That said, of course production/copy editors are also editing for scientific clarity alongside English clarity. Otherwise there would be no point in publishers hiring people with a PhD in the first place. They could get non-scientist folk with a BA or even just a high-school diploma and a knack for English for much cheaper, I’m sure. You’re correct that evaluating the overall scientific merit of the submission and asking for major or minor revisions is the job of the Editor and the reviewers. What we production editors do is check the small scientific detail. For example, making sure genes/proteins are formatted appropriately (it’s easy enough to miss out the italics on a gene), noticing when an author refers to the western blot in figure 4B but 4B is a confocal image, making sure genes are referred to by their current nomenclature at least once, making sure the same gene name is used throughout, for both gene and protein.

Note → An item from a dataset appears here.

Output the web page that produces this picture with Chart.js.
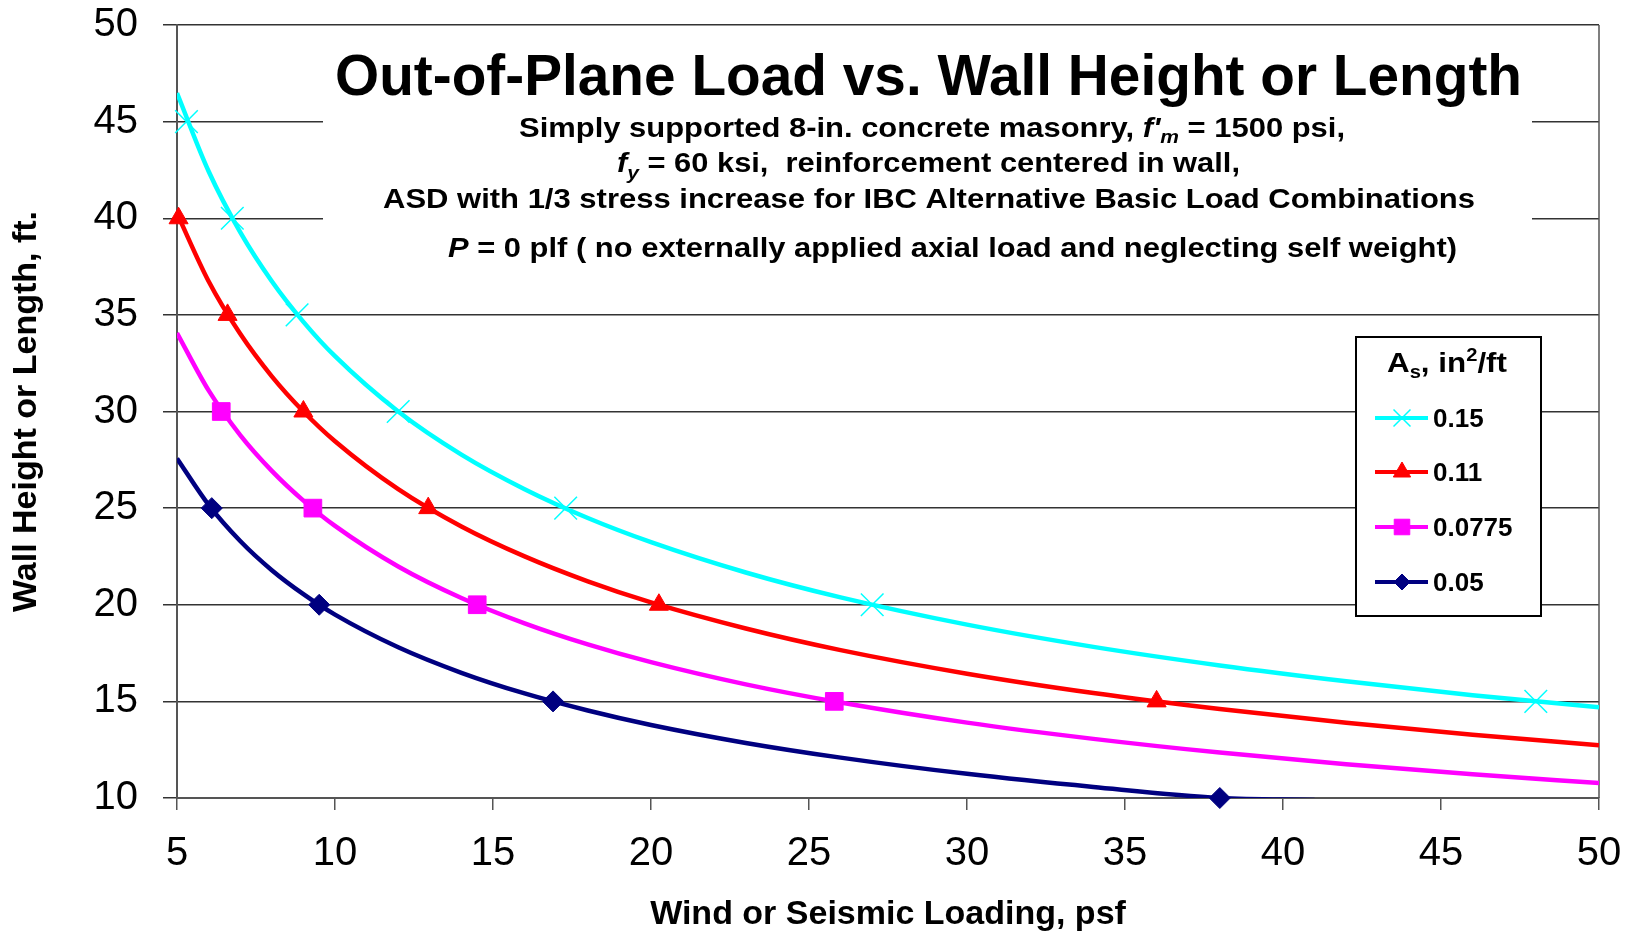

Or something like an error I made throughout my PhD thesis, writing ‘translation’ when I meant ‘transfection’ (don’t know what my brain was doing there). These are small errors that a) a reviewer might not notice while keeping their eye fixed on the scientific relevance of the manuscript and b) someone without a scientific background certainly wouldn’t pick up.

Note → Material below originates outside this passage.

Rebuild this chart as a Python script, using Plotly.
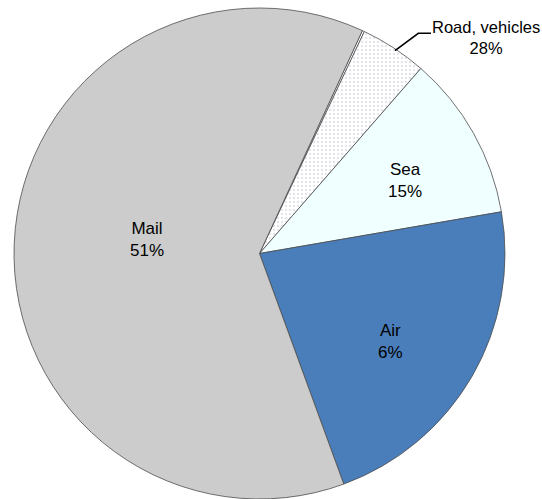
import plotly.graph_objects as go

# slices, clockwise from the thin sliver at the top
labels = ["Other", "Road, vehicles", "Sea", "Air", "Mail"]
shares = [0.14, 4.39, 10.87, 22.14, 62.46]
# the printed percentages on the chart (as shown in the source)
shown_pct = ["", "28%", "15%", "6%", "51%"]
colors = ["#ffffff", "#ffffff", "#f0ffff", "#4a7ebb", "#cccccc"]

W, H = 542, 499
M = dict(l=0, r=23, t=8, b=0)
FONT = "Liberation Sans, Arial, sans-serif"


def to_paper(sx, sy):
    # pixel -> paper coords
    pw = W - M["l"] - M["r"]
    ph = H - M["t"] - M["b"]
    return (sx - M["l"]) / pw, 1 - (sy - M["t"]) / ph


fig = go.Figure(go.Pie(
    labels=labels,
    values=shares,
    textinfo="none",
    sort=False,
    direction="clockwise",
    rotation=24.78,
    marker=dict(
        colors=colors,
        line=dict(color="#4d4d4d", width=0.8),
        pattern=dict(shape=["", ".", "", "", ""], fgcolor="#dcdce6",
                     bgcolor="#ffffff", size=4, solidity=0.2),
    ),
    showlegend=False,
    hoverinfo="label+percent",
))

# label anchor positions (px), anchor and font size for each slice label
label_pos = {"Mail": (147, 239, "center", 17), "Air": (390, 341.5, "center", 17),
             "Sea": (405, 180.5, "center", 17),
             "Road, vehicles": (541.5, 38, "right", 16.5)}
for lab, pct in zip(labels, shown_pct):
    if not pct:
        continue
    sx, sy, anchor, fsize = label_pos[lab]
    x, y = to_paper(sx, sy)
    fig.add_annotation(x=x, y=y, xref="paper", yref="paper", text=f"{lab}<br>{pct}",
                       showarrow=False, xanchor=anchor, yanchor="middle", align="center",
                       font=dict(family=FONT, size=fsize, color="#000000"))

# leader line for the outside label
pts = [to_paper(395, 50.7), to_paper(418.3, 33.3), to_paper(431, 33.3)]
path = "M " + " L ".join(f"{x},{y}" for x, y in pts)
fig.add_shape(type="path", path=path, xref="paper", yref="paper",
              line=dict(color="#000000", width=1.6))

fig.update_layout(
    width=W,
    height=H,
    margin=M,
    paper_bgcolor="#ffffff",
    plot_bgcolor="#ffffff",
)

# drop the default page margin so the 542x499 figure fills the window exactly
fig.write_html("out.html", config={"displayModeBar": False},
               post_script="document.body.style.margin='0';")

Additionally, while you say that as a reviewer you would look for and correct those types of mistakes (for which I would thank you, it makes my job much easier), there are other reviewers who don’t as it’s not actually their job, and they assume (hopefully correctly) that these small errors would be picked up by the production editors and proofreaders.

The corrections we make or the queries we raise about sentences that seem ambiguous to us are made are sent to the authors for approval or rejection before publishing; it’s not as if we unilaterally change content without consulting authors, so I really can’t why you’d be upset. Our authors always seems very happy with the edits we make.

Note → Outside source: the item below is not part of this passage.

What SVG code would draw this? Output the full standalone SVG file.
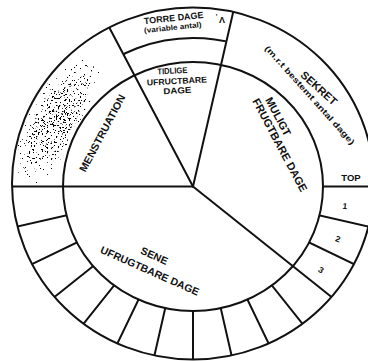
<svg xmlns="http://www.w3.org/2000/svg" width="368" height="361" viewBox="0 0 368 361">
<defs>
<style>
.ln{stroke:#111;stroke-width:2;fill:none;stroke-linecap:round}
.t{font-family:"Liberation Sans",Arial,sans-serif;font-weight:bold;fill:#111;text-anchor:middle}
</style>
<clipPath id="ring"><path clip-rule="evenodd" d="M12 183.5A181 176 0 1 0 374 183.5A181 176 0 1 0 12 183.5ZM63 186.5A130 124.5 0 1 0 323 186.5A130 124.5 0 1 0 63 186.5Z"/></clipPath>
<clipPath id="outer"><ellipse cx="193" cy="183.5" rx="181" ry="176"/></clipPath>
<clipPath id="topWedge"><polygon points="193,186.5 6.7,-168 282.8,-211.8"/></clipPath>
<clipPath id="menWedge"><polygon points="193,186.5 -300,186.5 -300,-400 6.7,-168"/></clipPath>
<radialGradient id="blobG">
<stop offset="0" stop-color="#000" stop-opacity="1"/>
<stop offset="0.6" stop-color="#000" stop-opacity="0.9"/>
<stop offset="1" stop-color="#000" stop-opacity="0.6"/>
</radialGradient>
<filter id="stip" x="0" y="0" width="368" height="361" filterUnits="userSpaceOnUse" color-interpolation-filters="sRGB">
<feTurbulence type="fractalNoise" baseFrequency="0.55" numOctaves="2" seed="7" result="n"/>
<feColorMatrix in="n" type="matrix" values="0 0 0 0 0  0 0 0 0 0  0 0 0 0 0  1 0 0 0 0" result="na"/>
<feComposite in="na" in2="SourceGraphic" operator="arithmetic" k1="0" k2="25" k3="12" k4="-26.3"/>
</filter>
</defs>
<rect width="368" height="361" fill="#fff"/>

<g id="menstruation-shading" clip-path="url(#ring)">
<g clip-path="url(#menWedge)">
<g filter="url(#stip)">
<ellipse cx="57" cy="120" rx="72" ry="29" transform="rotate(-62 57 120)" fill="url(#blobG)"/>
</g>
</g>
</g>

<g id="connectors">
<g id="ring-dividers" class="ln" clip-path="url(#ring)">
<line x1="193" y1="186.5" x2="393" y2="186.5"/>
<line x1="193" y1="186.5" x2="388" y2="231"/>
<line x1="193" y1="186.5" x2="373.2" y2="273.3"/>
<line x1="193" y1="186.5" x2="317.7" y2="342.9"/>
<line x1="193" y1="186.5" x2="279.8" y2="366.7"/>
<line x1="193" y1="186.5" x2="237.5" y2="381.5"/>
<line x1="193" y1="186.5" x2="193" y2="386.5"/>
<line x1="193" y1="186.5" x2="148.5" y2="381.5"/>
<line x1="193" y1="186.5" x2="106.2" y2="366.7"/>
<line x1="193" y1="186.5" x2="68.3" y2="342.9"/>
<line x1="193" y1="186.5" x2="36.6" y2="311.2"/>
<line x1="193" y1="186.5" x2="12.8" y2="273.3"/>
<line x1="193" y1="186.5" x2="-2" y2="231"/>
</g>
<g id="main-lines" class="ln" clip-path="url(#outer)">
<line x1="193" y1="186.5" x2="-7" y2="186.5"/>
<line x1="193" y1="186.5" x2="99.8" y2="9.5"/>
<line x1="193" y1="186.5" x2="237.9" y2="-8.4"/>
<line x1="193" y1="186.5" x2="349.4" y2="311.2"/>
</g>
<g id="torre-arc" clip-path="url(#topWedge)">
<ellipse class="ln" cx="193" cy="184" rx="152" ry="146"/>
</g>
<ellipse id="outer-circle" class="ln" cx="193" cy="183.5" rx="181" ry="176"/>
<ellipse id="inner-circle" class="ln" cx="193" cy="186.5" rx="130" ry="124.5"/>
</g>

<g id="torre">
<text class="t" font-size="9" transform="rotate(-6 174 21)" x="174" y="21">TORRE DAGE</text>
<text class="t" font-size="7.5" transform="rotate(-6 173 30)" x="173" y="30" textLength="58" lengthAdjust="spacingAndGlyphs">(variable antal)</text>
<text class="t" font-size="7" x="216.5" y="19">'</text>
<text class="t" font-size="9" x="222" y="23">Λ</text>
</g>

<g id="sekret">
<text class="t" font-size="11" transform="translate(319 88) rotate(42)" y="4">SEKRET</text>
<text class="t" font-size="8" transform="translate(310 95) rotate(48)" y="3" textLength="130" lengthAdjust="spacingAndGlyphs">(m.r.t bestemt antal dage)</text>
</g>

<g id="menstruation">
<text class="t" font-size="10.5" transform="translate(102 133) rotate(-62)" y="4" textLength="86" lengthAdjust="spacingAndGlyphs">MENSTRUATION</text>
</g>

<g id="tidlige" transform="rotate(-3 176 83)">
<text class="t" font-size="8.5" x="173" y="73.5" textLength="30" lengthAdjust="spacingAndGlyphs">TIDLIGE</text>
<text class="t" font-size="8.5" x="177" y="84" textLength="60" lengthAdjust="spacingAndGlyphs">UFRUCTBARE</text>
<text class="t" font-size="8.5" x="177" y="93.5" textLength="28" lengthAdjust="spacingAndGlyphs">DAGE</text>
</g>

<g id="muligt" transform="translate(280 145) rotate(62)">
<text class="t" font-size="11" x="-26" y="-8">MULIGT</text>
<text class="t" font-size="11" y="4" textLength="104" lengthAdjust="spacingAndGlyphs">FRUGTBARE DAGE</text>
</g>

<g id="sene" transform="translate(150 270.5) rotate(24)">
<text class="t" font-size="10.5" x="-2" y="-11.5">SENE</text>
<text class="t" font-size="10.5" y="4">UFRUGTBARE DAGE</text>
</g>

<g id="top-cells">
<text class="t" font-size="9.5" x="351" y="181">TOP</text>
<text class="t" font-size="8.5" transform="translate(345 206) rotate(6)" y="3">1</text>
<text class="t" font-size="8.5" transform="translate(338 239) rotate(19)" y="3">2</text>
<text class="t" font-size="8.5" transform="translate(321 270) rotate(32)" y="3">3</text>
</g>
</svg>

I am aware, though, that the level of content editing we do at our (small) publishers is higher than that offered by many other journals hosted by the larger publishers. For many of the authors who continue to publish with us, it’s this attention to detail which keeps them coming back. If others don’t like it, well, there are other publishers they can choose. There are a range of publishers out there to match the preferences of most authors.